The more recent entries have been more balanced, I think. There’s been some serious, personal topics but there’s been humor and pictures of cats and I’ve felt comfortable enough to be more opinionated than I have been (although, not as opinionated as I once was).

So this blog did not do what I expected it to. In the end, I’ve had to be far more direct to connect with those around me and, sadly, I spent far too long in a dark place. But this blog has helped, slowly. It connected me with other people, new people. It helped me to feel not quite so alone and it gave me a place to vent, to joke, to think and to express myself where one otherwise did not exist. Finally, it has come to a place that I will not be ashamed or sad or frustrated to look back upon in the future.

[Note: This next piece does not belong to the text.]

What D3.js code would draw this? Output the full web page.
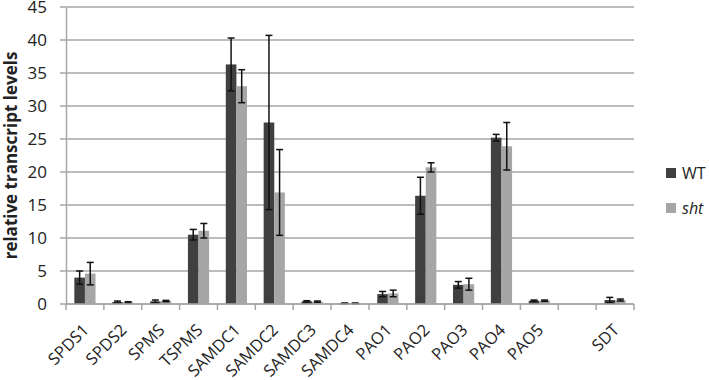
<!DOCTYPE html>
<html>
<head>
<meta charset="utf-8">
<script src="https://cdn.jsdelivr.net/npm/d3@7"></script>
<style>
  body { margin: 0; background: #fff; }
  text { font-family: "Open Sans", "Liberation Sans", Arial, sans-serif; }
</style>
</head>
<body>
<div id="chart"></div>
<script>
var categories = ['SPDS1', 'SPDS2', 'SPMS', 'TSPMS', 'SAMDC1', 'SAMDC2', 'SAMDC3', 'SAMDC4',
    'PAO1', 'PAO2', 'PAO3', 'PAO4', 'PAO5', '', 'SDT'];
var wtValues  = [4.0, 0.3, 0.4, 10.5, 36.3, 27.5, 0.4, 0.1, 1.5, 16.4, 2.9, 25.2, 0.5, null, 0.6];
var wtErrors  = [1.0, 0.15, 0.2, 0.8, 4.0, 13.2, 0.1, 0.05, 0.4, 2.8, 0.5, 0.5, 0.1, null, 0.4];
var shtValues = [4.6, 0.25, 0.45, 11.1, 33.0, 16.9, 0.35, 0.1, 1.6, 20.7, 3.0, 23.9, 0.5, null, 0.6];
var shtErrors = [1.7, 0.1, 0.1, 1.1, 2.5, 6.5, 0.1, 0.05, 0.5, 0.7, 0.9, 3.6, 0.1, null, 0.15];
var yTicks = [0, 5, 10, 15, 20, 25, 30, 35, 40, 45];

var margin = {top: 7, bottom: 76, left: 66, right: 75};
var width = 709 - margin.left - margin.right,
    height = 380 - margin.top - margin.bottom;

var svg = d3.select('#chart').append('svg')
    .attr('width', 709)
    .attr('height', 380);

var g = svg.append('g')
    .attr('transform', 'translate(' + margin.left + ',' + margin.top + ')');

var x = d3.scaleBand()
    .domain(d3.range(categories.length))
    .range([0, width])
    .paddingInner(0)
    .paddingOuter(0);

var y = d3.scaleLinear()
    .domain([0, 45])
    .range([height, 0]);

var barW = x.bandwidth() * 0.28;
var gap = (x.bandwidth() - 2 * barW) / 2;

// gridlines
g.append('g')
    .selectAll('line')
    .data(yTicks)
    .enter()
    .append('line')
    .attr('x1', -6)
    .attr('x2', width)
    .attr('y1', function (d) { return y(d); })
    .attr('y2', function (d) { return y(d); })
    .attr('stroke', '#a6a6a6')
    .attr('stroke-width', 1.5);

// y axis
var yAxisCall = d3.axisLeft(y).tickValues(yTicks).tickSize(0).tickPadding(19);
var yAxis = g.append('g')
    .attr('class', 'y-axis')
    .call(yAxisCall);
yAxis.select('.domain').attr('stroke', '#a6a6a6').attr('stroke-width', 1.5);
yAxis.selectAll('text')
    .attr('font-size', '17px')
    .attr('dy', '0.34em')
    .attr('fill', '#222');

// bars
var series = [
    {name: 'WT', values: wtValues, errors: wtErrors, color: '#404040', off: 0},
    {name: 'sht', values: shtValues, errors: shtErrors, color: '#a6a6a6', off: 1}
];

series.forEach(function (s) {
    var data = s.values.map(function (v, i) {
        return {i: i, v: v, e: s.errors[i]};
    }).filter(function (d) { return d.v !== null; });

    g.append('g')
        .selectAll('rect')
        .data(data)
        .enter()
        .append('rect')
        .attr('x', function (d) { return x(d.i) + gap + s.off * barW; })
        .attr('y', function (d) { return y(d.v); })
        .attr('width', barW)
        .attr('height', function (d) { return height - y(d.v); })
        .attr('fill', s.color);

    var eg = g.append('g')
        .selectAll('g')
        .data(data)
        .enter()
        .append('g')
        .attr('stroke', '#111')
        .attr('stroke-width', 1.5);
    var cx = function (d) { return x(d.i) + gap + s.off * barW + barW / 2; };
    eg.append('line')
        .attr('x1', cx).attr('x2', cx)
        .attr('y1', function (d) { return y(d.v + d.e); })
        .attr('y2', function (d) { return y(Math.max(0, d.v - d.e)); });
    [1, -1].forEach(function (sg) {
        eg.append('line')
            .attr('x1', function (d) { return cx(d) - 3.5; })
            .attr('x2', function (d) { return cx(d) + 3.5; })
            .attr('y1', function (d) { return y(Math.max(0, d.v + sg * d.e)); })
            .attr('y2', function (d) { return y(Math.max(0, d.v + sg * d.e)); });
    });
});

// x axis
var xAxis = g.append('g')
    .attr('transform', 'translate(0,' + height + ')');
xAxis.append('line')
    .attr('x1', 0).attr('x2', width)
    .attr('stroke', '#a6a6a6').attr('stroke-width', 1.5);
xAxis.selectAll('.tick')
    .data(d3.range(categories.length + 1))
    .enter()
    .append('line')
    .attr('x1', function (d) { return d * x.step(); })
    .attr('x2', function (d) { return d * x.step(); })
    .attr('y1', 0).attr('y2', 6)
    .attr('stroke', '#a6a6a6').attr('stroke-width', 1.5);
xAxis.selectAll('text')
    .data(categories)
    .enter()
    .append('text')
    .attr('transform', function (d, i) {
        return 'translate(' + (x(i) + x.bandwidth() / 2 + 5) + ',27) rotate(-45)';
    })
    .attr('text-anchor', 'end')
    .attr('font-size', '16.5px')
    .attr('fill', '#222')
    .text(function (d) { return d; });

// y label
g.append('text')
    .attr('x', -(height / 2))
    .attr('y', -49)
    .attr('font-size', '17px')
    .attr('font-weight', 'bold')
    .attr('text-anchor', 'middle')
    .attr('transform', 'rotate(-90)')
    .attr('fill', '#222')
    .text('relative transcript levels');

// legend
var legend = svg.append('g')
    .attr('transform', 'translate(666,168)');
series.forEach(function (s, i) {
    var lg = legend.append('g').attr('transform', 'translate(0,' + (i * 35) + ')');
    lg.append('rect')
        .attr('width', 10).attr('height', 10)
        .attr('y', 0)
        .attr('fill', s.color);
    lg.append('text')
        .attr('x', 16)
        .attr('y', 10.5)
        .attr('font-size', '16px')
        .attr('font-style', i === 1 ? 'italic' : 'normal')
        .attr('fill', '#222')
        .text(s.name);
});
</script>
</body>
</html>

It’s funny how life gives us what we need when we’re too busy working about what we think we want.


Dec 01

I am horrible at relaxing

I decided to take a day off. One day per week is all I allot myself when I do decide that it’s okay to take a day off. I was successful, at first. I changed from PJs into roommate-appropriate PJs. I crawled out of bed, onto the sofa. I flipped on the TV. I tried to watch Ratotouille but.. something happened.

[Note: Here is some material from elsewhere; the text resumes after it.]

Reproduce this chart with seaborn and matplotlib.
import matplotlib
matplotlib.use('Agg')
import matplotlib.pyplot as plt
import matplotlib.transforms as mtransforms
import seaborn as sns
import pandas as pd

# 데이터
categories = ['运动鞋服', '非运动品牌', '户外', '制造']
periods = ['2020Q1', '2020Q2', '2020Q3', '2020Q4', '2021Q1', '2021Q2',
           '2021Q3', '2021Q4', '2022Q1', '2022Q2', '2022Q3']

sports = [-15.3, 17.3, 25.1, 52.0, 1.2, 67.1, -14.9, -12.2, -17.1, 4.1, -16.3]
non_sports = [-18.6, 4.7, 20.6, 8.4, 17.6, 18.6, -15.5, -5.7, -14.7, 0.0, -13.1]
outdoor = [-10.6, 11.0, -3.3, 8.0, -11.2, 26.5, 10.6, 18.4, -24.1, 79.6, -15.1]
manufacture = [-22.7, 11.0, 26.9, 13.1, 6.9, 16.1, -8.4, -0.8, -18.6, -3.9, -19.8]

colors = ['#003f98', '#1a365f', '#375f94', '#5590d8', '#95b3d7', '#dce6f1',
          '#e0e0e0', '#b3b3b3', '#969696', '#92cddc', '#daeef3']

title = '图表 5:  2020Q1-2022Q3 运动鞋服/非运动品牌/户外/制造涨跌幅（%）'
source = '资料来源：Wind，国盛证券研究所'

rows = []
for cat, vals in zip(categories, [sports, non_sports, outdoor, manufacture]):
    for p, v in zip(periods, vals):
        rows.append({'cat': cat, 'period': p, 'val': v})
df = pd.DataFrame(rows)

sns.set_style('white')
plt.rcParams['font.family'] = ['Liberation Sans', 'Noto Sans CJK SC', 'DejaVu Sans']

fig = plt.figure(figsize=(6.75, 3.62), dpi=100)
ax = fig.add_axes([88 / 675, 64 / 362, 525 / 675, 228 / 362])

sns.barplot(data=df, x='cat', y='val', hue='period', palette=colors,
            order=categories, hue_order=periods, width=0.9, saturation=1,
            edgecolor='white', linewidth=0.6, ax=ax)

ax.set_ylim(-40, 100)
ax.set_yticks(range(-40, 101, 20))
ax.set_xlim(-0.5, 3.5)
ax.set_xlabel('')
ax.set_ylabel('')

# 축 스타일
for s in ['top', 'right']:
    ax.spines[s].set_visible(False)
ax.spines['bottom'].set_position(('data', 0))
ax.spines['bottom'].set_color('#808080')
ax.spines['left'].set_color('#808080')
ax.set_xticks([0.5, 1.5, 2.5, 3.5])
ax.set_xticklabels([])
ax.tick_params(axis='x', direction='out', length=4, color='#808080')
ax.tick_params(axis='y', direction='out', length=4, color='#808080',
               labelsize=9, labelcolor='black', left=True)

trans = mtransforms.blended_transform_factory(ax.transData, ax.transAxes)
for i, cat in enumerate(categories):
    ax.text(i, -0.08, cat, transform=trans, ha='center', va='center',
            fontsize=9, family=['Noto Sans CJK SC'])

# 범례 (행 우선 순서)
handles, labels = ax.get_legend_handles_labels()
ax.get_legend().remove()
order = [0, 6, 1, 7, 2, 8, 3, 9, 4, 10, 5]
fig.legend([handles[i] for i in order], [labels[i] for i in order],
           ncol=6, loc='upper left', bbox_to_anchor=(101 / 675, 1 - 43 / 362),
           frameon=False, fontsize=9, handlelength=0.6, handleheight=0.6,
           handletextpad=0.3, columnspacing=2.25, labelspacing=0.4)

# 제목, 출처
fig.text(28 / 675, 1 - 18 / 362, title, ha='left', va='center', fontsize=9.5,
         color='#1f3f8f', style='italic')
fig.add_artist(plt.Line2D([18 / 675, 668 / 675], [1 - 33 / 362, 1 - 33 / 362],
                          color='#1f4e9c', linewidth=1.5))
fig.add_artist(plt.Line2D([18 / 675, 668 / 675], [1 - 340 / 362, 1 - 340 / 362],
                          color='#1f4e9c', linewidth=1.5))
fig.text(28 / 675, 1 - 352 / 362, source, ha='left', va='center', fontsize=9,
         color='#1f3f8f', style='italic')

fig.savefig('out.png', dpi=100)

I stopped watching TV to do dishes, put my laundry in the washer, clean the floor around the garbage can, tidy and clean the kitchen counters and top of the stove. I almost successfully returned to doing nothing when I sat back down to play some MapleStory but after being disconnected, I hopped in the shower, which then prompted another series of things that looking nothing at all like relaxing: shaving my legs, cleaning the sink (so I can put shower stuff in it to clean the shower), wiping down the toilet, cleaning the shower, switching out the towels, refolding all the towels in my bathroom cabinet and Febreezing the living room furniture.

I swear I’m done now but that’s only because vacuuming is rude at midnight and I’m out of Lysol wipes.


Nov 17

Creepy Tall Guy

Once I went on a date
with a guy who stood six-eight
the conversation wasn’t that great
so I just stared at my plate

I was ready to admit defeat
but he thought I was pretty neat
and talking to me was a treat

I should have ran away
Don’t know why I chose to stay
especially when I heard him say
Women sure define stalking in a funny way

Though our date was doomed to fail
it has helped me write this tale
of a most disconcerting male..

Creepy Tall Guy


Nov 11

Meow Meow Face

Meow Meow Face is Goliath’s new nickname. Yesterday, I mentioned how soft his fur was and if he conditioned and Wendy told me a story about Goliath’s activity.

You see, Goliath conditions his fur with sherbert that he purchases from the Cat Palace down the road. He steals money from me, sneaks out a tiny hole and walks to the palace. There, he buys his product, puts is in his pack and walks home. He conditions his fur with the cherry-flavored (but cat-scented) dessert in my tub and cleans it, so I won’t notice. He sneaks back out to recycle the tub.

The secret life of Meow Meow Face! Who knew?